Yeah, for sure. Like I was not able to do it at first. I remember like two years ago when I was “fake rapping” my dad had a home studio and his engineer friend, so I would play around with the music and get on to rap, and be like “Damn that shit was trash”. But then I had to learn and just keep practicing, and eventually you just end up getting it, you know? But, I still prefer to write, when it all comes to me. I don’t always structure things when I freestyle, at least not till after, when I find words I could’ve put in different places. Structure wise, writing is definitely better for me. 

You mentioned that you did spoken word when you were in high school, and I did that as well. So, I know that social anxiety, and doing it in front of a crowd can be a little bit hectic, and I’m sure you had stage fright issues like we all did, but growing into that, you learn to not necessarily care about what people think, you just kind of black out, going into your zone. Was there a moment where you kind of had to overcome that obstacle and grow into your own as an artist?

I’ve always been kind of a shy reserved person, so I always felt like I was uncomfortable all the time.

It certainly doesn’t show that in your music, you know? (laughs)

 (laughs) Yea, and even still, I’m still kind of like that, but I can definitely talk. I used to not even really be able to talk to people. I had to just keep putting myself in situations where I was uncomfortable to make me get used to being uncomfortable, so I kept working my way out of it because it wasn’t clicking in my head that I needed to relax at times, you know?

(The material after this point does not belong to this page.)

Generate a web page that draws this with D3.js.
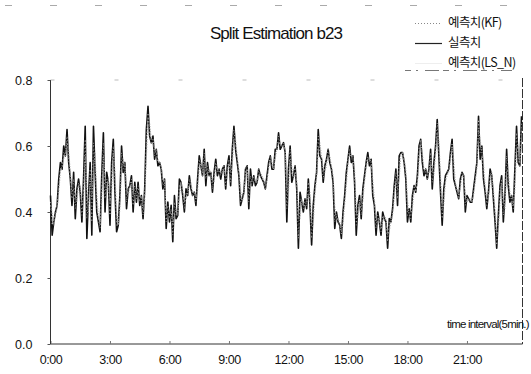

It’s definitely a learning process.

Do you find comfort in being uncomfortable?

Yea, I have to. I have no choice, I’m made like that. 

Yea, I get that. You always have to be on your ten toes, you never know when you might come across some snakes that might do some shit or whatever. Not to say that’s happening or anything like that, but just you never know. I mean, you grew up in Inglewood, so that shit’s always in you anyway. 

I do, yeah

I find it intriguing that while you definitely get into your bag, when you rap about your raunchy sexcapades or the type of niggas that you fuck with or don’t fuck with. In essence, you’ve developed a creatively sexualized outlook on it, and yet you also have a very intricate and specific rhyme scheme when you spit. 

You think so?

 I do, yeah. 

 (laughs) What is it?

 It’s hard to say, I mean I definitely think of stream of consciousness, like that level of rap. I don’t like to make comparisons to other artists b/c I think it does a disservice to the people who are putting in the work. But I definitely hear some influences from female poets like Eartha Kitt, and--

Damn, I’m trying to think of what you were watching or listening to, to get that influence from what I was writing, that’s crazy. 

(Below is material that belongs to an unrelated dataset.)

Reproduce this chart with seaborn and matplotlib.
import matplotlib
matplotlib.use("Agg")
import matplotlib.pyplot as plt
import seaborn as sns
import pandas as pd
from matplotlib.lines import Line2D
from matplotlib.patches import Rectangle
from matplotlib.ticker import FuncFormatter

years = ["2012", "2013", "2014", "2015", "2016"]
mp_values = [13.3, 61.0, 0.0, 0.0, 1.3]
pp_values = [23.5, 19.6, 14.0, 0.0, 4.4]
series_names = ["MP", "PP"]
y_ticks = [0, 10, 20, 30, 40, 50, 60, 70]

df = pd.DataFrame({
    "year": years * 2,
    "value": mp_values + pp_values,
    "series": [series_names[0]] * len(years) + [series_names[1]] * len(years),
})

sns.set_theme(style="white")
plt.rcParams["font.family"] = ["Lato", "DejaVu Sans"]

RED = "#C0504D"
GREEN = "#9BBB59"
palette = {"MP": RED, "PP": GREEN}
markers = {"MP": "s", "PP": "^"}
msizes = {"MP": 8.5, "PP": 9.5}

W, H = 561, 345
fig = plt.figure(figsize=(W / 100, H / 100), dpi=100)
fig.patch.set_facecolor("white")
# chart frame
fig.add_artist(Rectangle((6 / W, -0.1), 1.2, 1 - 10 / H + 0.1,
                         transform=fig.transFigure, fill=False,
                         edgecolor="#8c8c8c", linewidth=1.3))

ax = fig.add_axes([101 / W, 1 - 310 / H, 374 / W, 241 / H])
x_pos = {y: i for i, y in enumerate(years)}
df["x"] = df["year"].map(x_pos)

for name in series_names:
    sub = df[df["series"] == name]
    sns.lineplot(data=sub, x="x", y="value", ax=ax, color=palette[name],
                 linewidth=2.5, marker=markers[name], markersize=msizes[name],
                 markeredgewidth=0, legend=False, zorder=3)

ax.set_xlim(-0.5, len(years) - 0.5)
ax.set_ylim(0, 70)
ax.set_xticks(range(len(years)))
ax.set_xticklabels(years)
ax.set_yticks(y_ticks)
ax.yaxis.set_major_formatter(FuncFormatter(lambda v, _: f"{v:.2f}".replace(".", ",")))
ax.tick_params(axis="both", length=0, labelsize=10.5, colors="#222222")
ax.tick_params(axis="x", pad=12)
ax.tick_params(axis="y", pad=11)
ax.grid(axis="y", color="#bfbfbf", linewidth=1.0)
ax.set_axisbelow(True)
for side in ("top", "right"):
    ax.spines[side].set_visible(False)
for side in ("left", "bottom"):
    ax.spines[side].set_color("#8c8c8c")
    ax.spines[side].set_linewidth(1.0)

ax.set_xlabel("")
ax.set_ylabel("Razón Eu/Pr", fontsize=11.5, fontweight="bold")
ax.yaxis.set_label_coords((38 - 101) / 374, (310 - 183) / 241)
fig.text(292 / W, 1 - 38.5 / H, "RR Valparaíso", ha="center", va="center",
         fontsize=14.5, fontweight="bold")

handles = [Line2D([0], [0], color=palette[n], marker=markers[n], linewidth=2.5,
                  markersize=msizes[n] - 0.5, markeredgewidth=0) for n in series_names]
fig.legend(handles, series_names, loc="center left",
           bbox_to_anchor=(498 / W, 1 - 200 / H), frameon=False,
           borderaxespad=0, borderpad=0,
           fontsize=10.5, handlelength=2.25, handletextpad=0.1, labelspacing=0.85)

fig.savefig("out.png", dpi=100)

But even then, it’s always going to be a part of you, no matter how much of it you try to scrape away, it’s always going to be there. So, as you’re growing as an artist, how do you find the balance between sticking to what you grew up knowing, but still trying to write about shit that’s happening right now?

Music for me is still like a learning process. I haven’t been doing this long enough to have it like that, but I’m still growing, I’m getting better than where I was before. I still gotta remind myself of certain shit. The shit thats going on now, that’s easy to get inspired on. I used to get inspired by old shit, but that’s when I was doing my little emo shit.

What do you find now that inspires you?

Well, sadly it’s usually people making me mad. Like if its a guy I’m dealing with that makes me mad, so I’m like ‘Okay, I got something to say about this anyway’. Or sometimes I try to think of the most ridiculous thing that I could possibly say, and it usually comes out great in my raps, most of the time. 

Well listen, it's been a pleasure. I really enjoyed our conversation here, and we just want to cap off this last question so finish this for me, if you can: I wouldn’t be where I am today with whom?

Damn, why does it gotta be a person? (laughs) I mean, I guess, I wouldn’t be where I am today without my dad blessing me with that iPad.